The proposals to halt the decline in the region's population and bridge the North- South divide are among key proposals outlined in a draft Regional Spatial Strategy unveiled yesterday.

The consultation document, called View: Shaping The North-East, will form the basis for the future of the region's transport, housing and industrial development to 2021, with people having a chance to comment on what the authors say would deliver a regional economic renaissance.

Drawing up the strategy was to have been one of the functions of the directly-elected regional assembly, overwhelmingly rejected by the electorate in the referendum earlier this month.

Instead, it has been drawn up by the North-East Assembly, the unelected body made up of local council representatives, MPs, the trade unions and the voluntary sector.

After a period of public consultation, the final say on the strategy will be made by Deputy Prime Minister John Prescott, or his successor after the next election.

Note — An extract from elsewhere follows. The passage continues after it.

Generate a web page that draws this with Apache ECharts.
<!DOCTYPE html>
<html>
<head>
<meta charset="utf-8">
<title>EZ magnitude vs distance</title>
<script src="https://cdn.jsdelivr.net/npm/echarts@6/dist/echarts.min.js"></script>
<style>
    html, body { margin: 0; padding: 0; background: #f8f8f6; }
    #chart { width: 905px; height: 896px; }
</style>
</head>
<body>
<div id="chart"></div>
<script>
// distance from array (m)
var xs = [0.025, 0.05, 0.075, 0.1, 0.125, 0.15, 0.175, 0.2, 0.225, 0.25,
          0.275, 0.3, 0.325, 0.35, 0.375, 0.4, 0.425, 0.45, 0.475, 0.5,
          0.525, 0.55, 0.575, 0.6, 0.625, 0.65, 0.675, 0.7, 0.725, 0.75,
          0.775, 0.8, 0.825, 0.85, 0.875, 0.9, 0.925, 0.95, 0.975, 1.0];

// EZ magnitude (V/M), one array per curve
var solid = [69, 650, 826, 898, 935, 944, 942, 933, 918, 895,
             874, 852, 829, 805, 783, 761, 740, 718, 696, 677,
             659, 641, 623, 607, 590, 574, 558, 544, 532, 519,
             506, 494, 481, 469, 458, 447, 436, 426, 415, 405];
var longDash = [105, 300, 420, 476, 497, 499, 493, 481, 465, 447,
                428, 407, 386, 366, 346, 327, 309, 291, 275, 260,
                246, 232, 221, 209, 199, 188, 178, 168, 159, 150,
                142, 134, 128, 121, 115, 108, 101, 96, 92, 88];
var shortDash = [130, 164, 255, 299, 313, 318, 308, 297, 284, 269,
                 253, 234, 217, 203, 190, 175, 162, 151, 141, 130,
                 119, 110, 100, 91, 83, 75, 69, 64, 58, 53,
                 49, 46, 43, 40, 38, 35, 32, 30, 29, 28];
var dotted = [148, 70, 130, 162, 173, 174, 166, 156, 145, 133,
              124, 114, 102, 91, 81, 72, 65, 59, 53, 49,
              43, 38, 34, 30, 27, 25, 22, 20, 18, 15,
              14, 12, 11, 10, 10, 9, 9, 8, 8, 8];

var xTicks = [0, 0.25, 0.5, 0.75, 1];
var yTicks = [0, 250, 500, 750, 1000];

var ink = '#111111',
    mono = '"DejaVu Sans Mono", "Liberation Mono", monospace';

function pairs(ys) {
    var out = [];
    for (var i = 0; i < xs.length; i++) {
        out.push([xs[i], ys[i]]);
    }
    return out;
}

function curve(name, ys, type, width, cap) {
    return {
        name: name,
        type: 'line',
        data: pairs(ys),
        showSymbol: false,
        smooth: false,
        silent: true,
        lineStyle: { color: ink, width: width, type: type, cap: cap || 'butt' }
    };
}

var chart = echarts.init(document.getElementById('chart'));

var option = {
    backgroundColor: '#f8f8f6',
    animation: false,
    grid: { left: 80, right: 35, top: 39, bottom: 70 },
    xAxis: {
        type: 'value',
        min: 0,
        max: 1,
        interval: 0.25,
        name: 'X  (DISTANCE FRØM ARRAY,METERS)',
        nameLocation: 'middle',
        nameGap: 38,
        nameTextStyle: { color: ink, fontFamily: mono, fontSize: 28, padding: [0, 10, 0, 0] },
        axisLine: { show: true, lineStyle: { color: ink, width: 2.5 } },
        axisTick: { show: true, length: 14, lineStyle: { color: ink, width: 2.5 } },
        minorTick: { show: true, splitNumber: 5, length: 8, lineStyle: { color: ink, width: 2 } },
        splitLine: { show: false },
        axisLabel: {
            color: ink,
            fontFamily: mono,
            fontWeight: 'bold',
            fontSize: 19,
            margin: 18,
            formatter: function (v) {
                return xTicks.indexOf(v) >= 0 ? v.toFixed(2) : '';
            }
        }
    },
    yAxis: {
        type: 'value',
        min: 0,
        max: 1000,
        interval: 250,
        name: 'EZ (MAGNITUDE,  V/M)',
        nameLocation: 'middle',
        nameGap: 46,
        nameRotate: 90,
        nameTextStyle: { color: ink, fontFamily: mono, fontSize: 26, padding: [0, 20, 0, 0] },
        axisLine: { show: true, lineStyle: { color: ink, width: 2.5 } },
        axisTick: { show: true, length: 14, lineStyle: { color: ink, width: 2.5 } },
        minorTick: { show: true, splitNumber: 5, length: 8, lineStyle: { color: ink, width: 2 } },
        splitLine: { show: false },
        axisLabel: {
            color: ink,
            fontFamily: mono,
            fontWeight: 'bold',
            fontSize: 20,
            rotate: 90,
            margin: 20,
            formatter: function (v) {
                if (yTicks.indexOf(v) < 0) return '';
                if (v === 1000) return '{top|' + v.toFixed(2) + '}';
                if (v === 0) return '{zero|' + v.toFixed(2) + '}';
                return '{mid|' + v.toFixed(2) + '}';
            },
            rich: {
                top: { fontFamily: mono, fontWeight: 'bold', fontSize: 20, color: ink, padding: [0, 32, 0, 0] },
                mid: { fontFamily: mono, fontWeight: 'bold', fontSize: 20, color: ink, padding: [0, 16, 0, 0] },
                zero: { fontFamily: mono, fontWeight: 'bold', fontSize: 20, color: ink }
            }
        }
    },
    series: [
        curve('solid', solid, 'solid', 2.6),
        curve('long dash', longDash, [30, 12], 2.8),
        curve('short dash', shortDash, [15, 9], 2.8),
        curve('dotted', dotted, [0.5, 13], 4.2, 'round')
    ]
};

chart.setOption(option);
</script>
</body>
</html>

Hours after his defeat in the referendum, Mr Prescott said the Government's policy in the region would be implemented through the existing Assembly, the Government Office North-East and regional development agency One NorthEast, which would work alongside the Northern Way strategy, which he announced earlier in the summer.

Yesterday's draft strategy sets targets to deliver 2.8 per cent economic growth every year until 2021 - up from 1.8 per cent in 2001 - which the assembly described as "aspirational but deliverable".

Growth is expected to centre on key development sites in the region, based around the twin centres of the Tees Valley and the Tyne and Wear conurbation.

It also aims to bring to a halt decades of decline in the region's population, which fell by 3.8 per cent between 1981 and 2001. The strategy predicts a population increase of 1,900 people a year over the next 20 years, generated by improved regional prosperity.

The document allows for the building of more than 160,000 homes which, when the demolition of ageing housing stock around the North-East is taken into account, means a net increase of about 110,000 homes - almost all on brownfield sites.

Bob Gibson, chairman of the North-East Assembly, said the strategy was "very much an outline of our thinking so far and is a working document. Its recommendations are not set in stone."

He added: "There is a very real opportunity for people to make their voice heard on the issues and concerns which most affect them, their communities and the North-East."

Public consultation on the proposals will run until February, with events taking place around the region. The final document is expected to be ratified by the Government by the end of 2006.